Trump, fidèle à sa vision transactionnelle des relations internationales, ne cache pas ses intentions. Acheter le Groenland ou en contester la souveraineté revient à neutraliser un bastion potentiel de la Chine dans l’Arctique tout en consolidant la position américaine face à l’Europe. Selon lui, le Groenland serait vital pour la “protection du monde libre”, une rhétorique qui masque mal des ambitions expansionnistes.
L’Europe : un parapluie américain devenu une camisole
Face à ces ambitions, l’Europe se retrouve dans une position de faiblesse. Longtemps dépendante du “parapluie américain” pour sa sécurité, notamment via l’OTAN, elle a négligé sa souveraineté stratégique et militaire. La situation actuelle rappelle tristement l’adage de Thucydide : « Les forts font ce qu’ils peuvent, les faibles subissent ce qu’ils doivent. » En dépendant des États-Unis pour sa défense, l’Europe a cédé sa marge de manœuvre face à un allié devenu prédateur.
Cette dépendance se double d’une contradiction morale. En soutenant certaines violations du droit international, comme en Palestine ou en Syrie, l’Union européenne a sapé sa propre légitimité. Privée d’autorité morale, elle peine à s’opposer aux ambitions américaines, même lorsqu’elles bafouent les principes qu’elle prétend défendre.
L’ironie de cette situation est saisissante. Alors que l’Europe accuse la Russie d’impérialisme en Ukraine, elle ignore l’expansionnisme américain sous couvert de “protection”. Cette cécité stratégique rappelle les erreurs des années 1930, lorsque les puissances européennes ont fermé les yeux sur l’invasion de l’Éthiopie par Mussolini, précipitant la chute de la Société des Nations et ouvrant la voie à de nouvelles agressions. Aujourd’hui, le Groenland pourrait devenir le symbole de l’incapacité européenne à tirer les leçons de son Histoire.
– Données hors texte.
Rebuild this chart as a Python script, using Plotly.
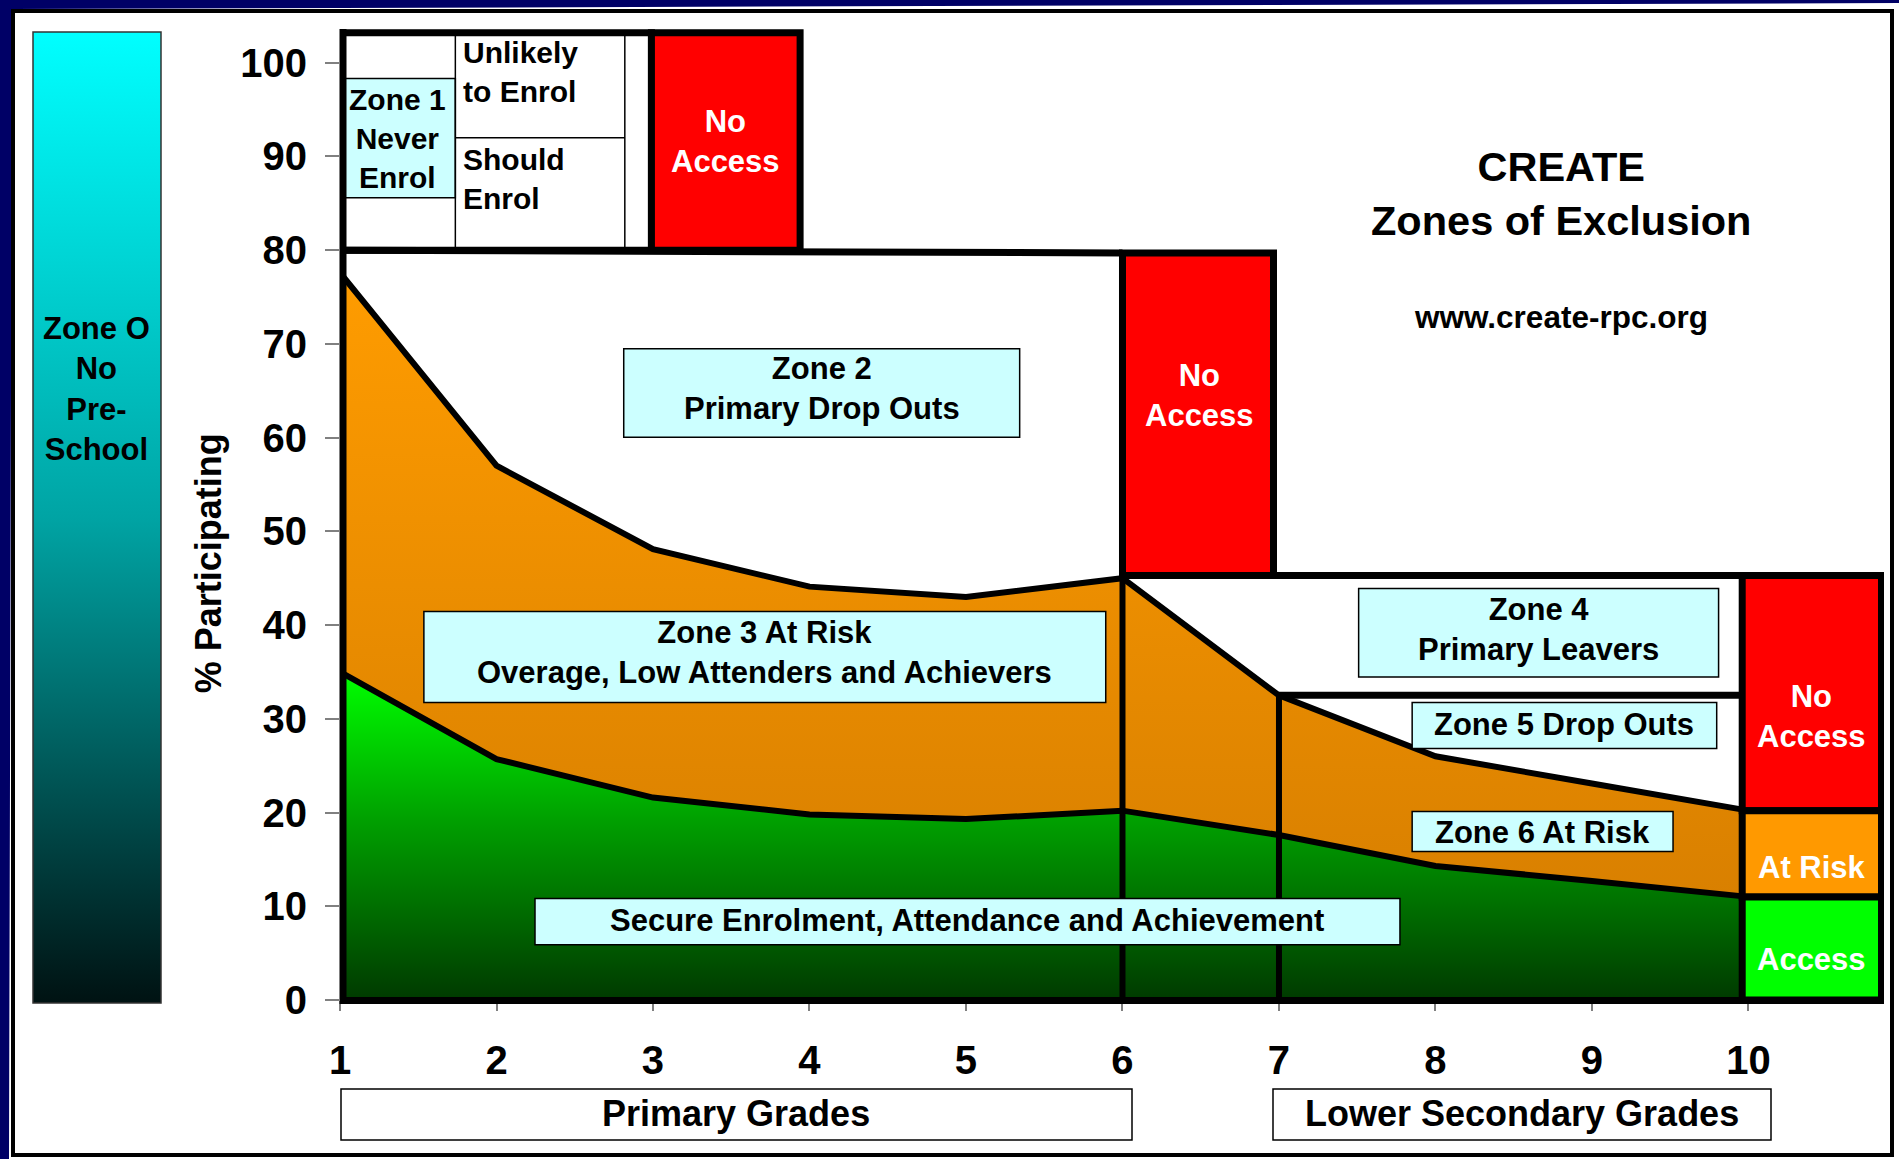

Le Groenland : une pièce maîtresse dans la domination américaine
Pour Trump, le Groenland représente bien plus qu’un territoire à annexer. Il s’agit d’une pièce centrale dans un plan global visant à :
•Réduire la dépendance des États-Unis à la Chine, notamment pour les terres rares.
•Garantir l’indépendance énergétique américaine grâce aux ressources fossiles de l’Arctique.
•Exploiter une Europe affaiblie, incapable de riposter face à une stratégie agressive.
Ces ambitions s’inscrivent dans une vision à long terme de la domination américaine. Trump, fidèle à sa rhétorique nationaliste, prévoit de multiplier la production énergétique, relancer le nucléaire et renforcer la supériorité technologique des États-Unis. Le Groenland est un atout indispensable dans cette équation.
Un risque de fracture transatlantique
L’obsession de Trump pour le Groenland pourrait marquer un tournant dans les relations transatlantiques. En remettant en question la souveraineté danoise sur l’île, il met en lumière la fragilité de l’alliance entre les États-Unis et l’Europe. Cette fracture pourrait s’élargir si l’Europe décide de résister, bien que ses moyens soient limités.
Par ailleurs, cette crise soulève une question fondamentale : l’Europe peut-elle continuer à dépendre des États-Unis pour sa sécurité tout en préservant son autonomie stratégique ? Si la réponse reste négative, les Européens devront redéfinir leur posture, sous peine de devenir des spectateurs impuissants face aux ambitions américaines.
Le Groenland n’est qu’un exemple parmi d’autres des tensions qui risquent de redéfinir l’ordre mondial. Alors que les États-Unis, la Chine et la Russie se disputent le leadership, l’Europe semble condamnée à un rôle secondaire. Pourtant, cette situation pourrait aussi être une opportunité pour l’Union européenne de se réinventer, de renforcer son autonomie stratégique et de réaffirmer ses principes.
Mais le temps presse. Si l’Europe continue à ignorer les leçons de son passé, elle risque de se retrouver, une fois de plus, du mauvais côté de l’Histoire. Le Groenland est peut-être loin des capitales européennes, mais son avenir pourrait bien décider du leur.